Horatian satire is the gentlest of the types of satire. It does not aim to find evil in things; instead, it is done from an affectionate, almost loving point of view. The emphasis is put on humor and on making fun of human dysfunction. While the subject of the fun can be social vices, it is usually an individual's follies that are teased. A key element of Horatian satire, unlike most other types, is that the audience is also laughing at themselves as well as at the subject of the mockery.
A good example of Horatian satire is the works of Jane Austen. Her novels, such as Pride and Prejudice, are mild mockeries of the Gothic novels produced by other female writers of her age. In Pride and Prejudice, she turns her Horatian satire on people and how they are viewed by the rest of society. This includes the noble landowner in Mr. Darcy, the priest in William Collins, and soldiers such as George Wickham.

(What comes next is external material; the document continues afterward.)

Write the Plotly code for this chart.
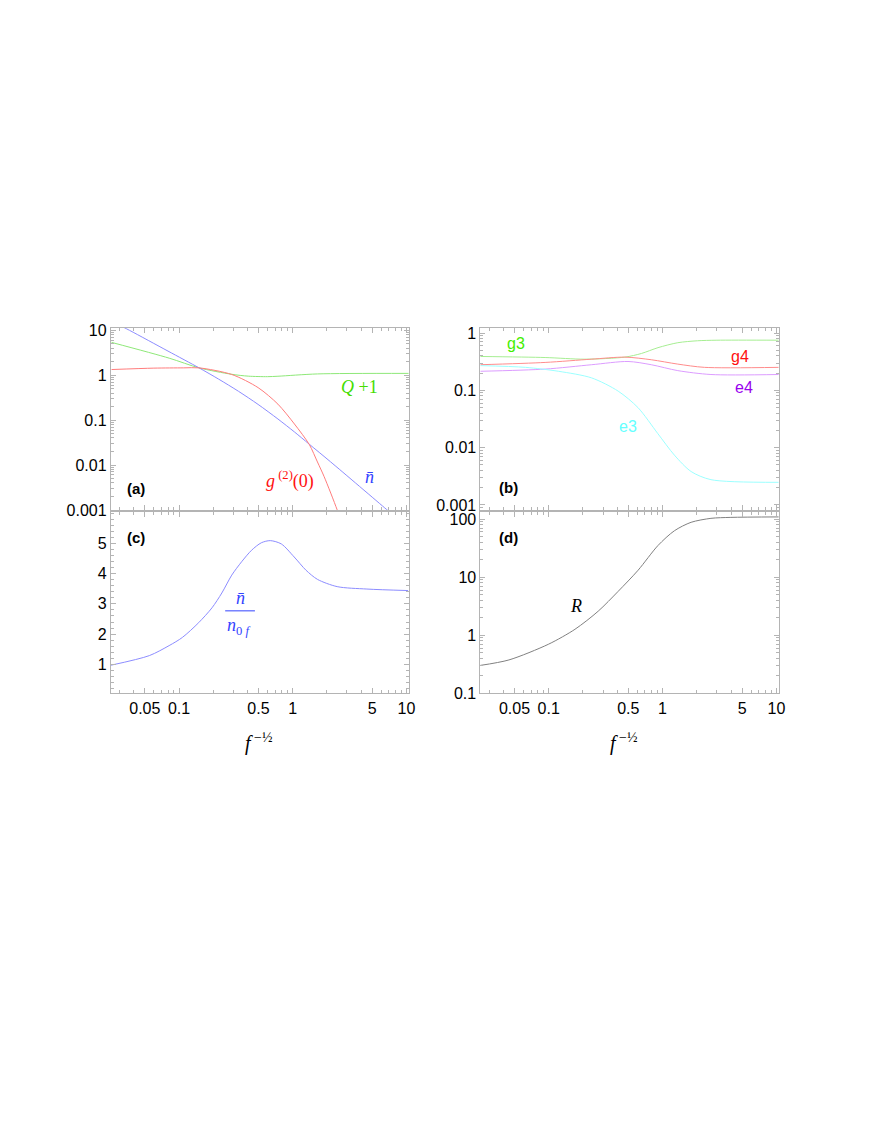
import plotly.graph_objects as go

W, H = 872, 1128

# ---- panel (a): log-log, photon statistics ----
a_nbar_x = [0.0255, 0.0367, 0.08, 0.15, 0.223, 0.333, 0.496, 0.741, 1.035, 1.40, 2.15, 6.7, 8.0]
a_nbar_y = [16.0, 10.0, 3.45, 1.46, 0.82, 0.44, 0.224, 0.106, 0.0546, 0.029, 0.0118, 0.00102, 0.00069]
a_q_x = [0.0255, 0.082, 0.15, 0.291, 0.406, 0.6, 0.741, 1.65, 10.5]
a_q_y = [5.4, 2.4, 1.46, 1.05, 0.955, 0.93, 0.95, 1.07, 1.1]
a_g2_x = [0.0255, 0.06, 0.11, 0.15, 0.291, 0.496, 0.741, 1.035, 1.40, 1.65, 1.89, 2.46, 2.8]
a_g2_y = [1.34, 1.44, 1.46, 1.46, 1.04, 0.53, 0.227, 0.082, 0.0285, 0.0117, 0.0055, 0.001, 0.00038]

# ---- panel (b): level populations ----
b_g3_x = [0.025, 0.093, 0.208, 0.466, 0.652, 0.912, 1.36, 2.03, 3.0, 10.5]
b_g3_y = [0.39, 0.374, 0.35, 0.38, 0.44, 0.556, 0.678, 0.733, 0.75, 0.75]
b_g4_x = [0.025, 0.093, 0.238, 0.466, 0.796, 1.36, 2.33, 10.5]
b_g4_y = [0.28, 0.307, 0.35, 0.38, 0.342, 0.287, 0.252, 0.252]
b_e4_x = [0.025, 0.093, 0.238, 0.497, 0.796, 1.36, 2.66, 10.5]
b_e4_y = [0.215, 0.235, 0.28, 0.319, 0.28, 0.221, 0.189, 0.189]
b_e3_x = [0.025, 0.0624, 0.122, 0.238, 0.407, 0.608, 0.91, 1.27, 1.78, 2.66, 10.5]
b_e3_y = [0.27, 0.252, 0.215, 0.165, 0.097, 0.05, 0.0175, 0.0074, 0.00383, 0.00276, 0.00248]

# ---- panel (c): nbar / n0f, linear y ----
c_x = [0.025, 0.0548, 0.0818, 0.107, 0.149, 0.195, 0.238, 0.291, 0.355, 0.434, 0.53, 0.635,
       0.794, 1.03, 1.31, 1.65, 2.46, 4.49, 10.35]
c_y = [0.97, 1.29, 1.62, 1.89, 2.38, 2.87, 3.36, 3.95, 4.39, 4.77, 5.02, 5.09,
       4.98, 4.55, 4.11, 3.81, 3.57, 3.49, 3.44]

# ---- panel (d): R ----
d_x = [0.0249, 0.0447, 0.1, 0.17, 0.272, 0.407, 0.61, 0.91, 1.27, 1.78, 2.66, 3.98, 10.5]
d_y = [0.303, 0.377, 0.706, 1.27, 2.6, 5.7, 13.2, 35, 63, 88, 103, 107, 109]

x_ticks = [0.05, 0.1, 0.5, 1, 5, 10]
x_labels = ["0.05", "0.1", "0.5", "1", "5", "10"]
a_ticks = [0.001, 0.01, 0.1, 1, 10]
b_ticks = [0.001, 0.01, 0.1, 1]
c_ticks = [1, 2, 3, 4, 5]
d_ticks = [0.1, 1, 10, 100]


def fx(p):
    return p / W


def fy(p):
    return 1 - p / H


FRAME = "#b4b4b4"
SANS = "Liberation Sans"
SERIF = "Liberation Serif"

fig = go.Figure()


def curve(x, y, color, n):
    s = "" if n == 1 else str(n)
    fig.add_trace(go.Scatter(x=x, y=y, mode="lines", showlegend=False, hoverinfo="skip",
                             line=dict(color=color, width=1, shape="spline", smoothing=0.8),
                             xaxis="x" + s, yaxis="y" + s))


curve(a_q_x, a_q_y, "#8ee878", 1)
curve(a_nbar_x, a_nbar_y, "#8c8cff", 1)
curve(a_g2_x, a_g2_y, "#ff7c7c", 1)
curve(b_g3_x, b_g3_y, "#a6ee92", 2)
curve(b_g4_x, b_g4_y, "#ff8c8c", 2)
curve(b_e4_x, b_e4_y, "#dc9cff", 2)
curve(b_e3_x, b_e3_y, "#9cffff", 2)
curve(c_x, c_y, "#8c8cff", 3)
curve(d_x, d_y, "#808080", 4)


def axis(**kw):
    d = dict(showline=True, linecolor=FRAME, linewidth=1, mirror="allticks", ticks="inside",
             ticklen=5, tickcolor=FRAME, showgrid=False, zeroline=False,
             tickfont=dict(family=SANS, size=16, color="black"))
    d.update(kw)
    return d


def xlog(dom, anchor, labels):
    return axis(type="log", range=[-1.6, 1.02], domain=dom, anchor=anchor,
                tickvals=x_ticks, ticktext=x_labels, showticklabels=labels,
                minor=dict(ticks="inside", ticklen=3, tickcolor=FRAME, dtick="D1"))


def ylog(dom, anchor, rng, vals):
    return axis(type="log", range=rng, domain=dom, anchor=anchor,
                tickvals=vals, ticktext=[f"{v:g}" for v in vals],
                minor=dict(ticks="inside", ticklen=3, tickcolor=FRAME, dtick="D1"))


left = [fx(111.7), fx(412)]
right = [fx(484.3), fx(785)]
top = [fy(510.7), fy(326)]
bottom = [fy(696.7), fy(512.7)]

fig.update_layout(
    width=W, height=H, margin=dict(l=0, r=0, t=0, b=0),
    paper_bgcolor="white", plot_bgcolor="white",
    xaxis=xlog(left, "y", False), yaxis=ylog(top, "x", [-3, 1.06], a_ticks),
    xaxis2=xlog(right, "y2", False), yaxis2=ylog(top, "x2", [-3.087, 0.094], b_ticks),
    xaxis3=xlog(left, "y3", True),
    yaxis3=axis(range=[0.04, 6.04], domain=bottom, anchor="x3", tickvals=c_ticks,
                minor=dict(ticks="inside", ticklen=3, tickcolor=FRAME, dtick=0.2)),
    xaxis4=xlog(right, "y4", True), yaxis4=ylog(bottom, "x4", [-1.0, 2.124], d_ticks),
)


def label(text, x, y, color="black", family=SANS, size=15):
    fig.add_annotation(text=text, x=fx(x), y=fy(y), xref="paper", yref="paper",
                       xanchor="center", yanchor="middle", showarrow=False,
                       font=dict(family=family, size=size, color=color))


label("<b>(a)</b>", 137, 489, size=15)
label("<b>(b)</b>", 513, 488, size=15)
label("<b>(c)</b>", 137, 539, size=15)
label("<b>(d)</b>", 513, 539, size=15)

label("<i>Q</i> +1", 362, 386, "#44dd00", SERIF, 18)
label("<i>g</i><sup> (2)</sup>(0)", 292, 480, "#ff1010", SERIF, 18)
label("<i>n̄</i>", 372, 477, "#3344ff", SERIF, 18)

label("g3", 520, 342, "#44ee00", size=16)
label("g4", 746, 355, "#ff1010", size=16)
label("e4", 750, 387, "#9900ee", size=16)
label("e3", 633, 426, "#66ffff", size=16)

label("<i>n̄</i>", 242, 600, "#3344ff", SERIF, 18)
label("<i>n</i><sub>0 <i>f</i></sub>", 240, 629, "#3344ff", SERIF, 18)
fig.add_shape(type="line", xref="paper", yref="paper", x0=fx(227), x1=fx(257),
              y0=fy(613), y1=fy(613), line=dict(color="#3344ff", width=1))

label("<i>R</i>", 581, 608, "black", SERIF, 18)

label("<i>f</i><sup> −½</sup>", 261, 746, "black", SERIF, 20)
label("<i>f</i><sup> −½</sup>", 629, 746, "black", SERIF, 20)

# drop the browser's default page margin so paper coords match window pixels
fig.write_html("out.html", config={"displayModeBar": False},
               post_script="document.body.style.margin='0';")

Juvenal satire is the harshest type of satire, and it does not hold back in its barbed lacerations of its targets. Social vices, individuals, companies, and organizations can be the targets. The purpose of such invectives is to provoke an angry reaction from the audience aimed at the subject. As a result of this intention, the humor is put into the background and biting social criticism and polarized opinion come to the forefront.
William Golding's Lord of the Flies is a good example of Juvenalian satire. The object of mockery is people's need for power and rules, and it also mocks the lengths which people go to in order to obtain power and how this lust changes them. It is also an unsentimental look at the relationships between boys and how awful they can be.
Menippean satire is named after Menippus, and most closely resembles Juvenal's ideas on satire; however, it lacks the focus of a primary target. Rather than a single target, it takes a scattergun approach that aims poisonous prongs at multiple targets. As well as not sustaining narrative and being more rhapsodic, Menippean satire is also more mental. That said, this type of humor is typically baser at the same time.
While primary examples of the types of satire as produced by Horace and Juvenal themselves survive, the same cannot be said of Menippus. A good example of Menippean satire is Lewis Carroll's Alice in Wonderland. The whole novel is a random collection of satires about people Carroll knew or knew of and of Oxford itself, both as a city and as a lifestyle.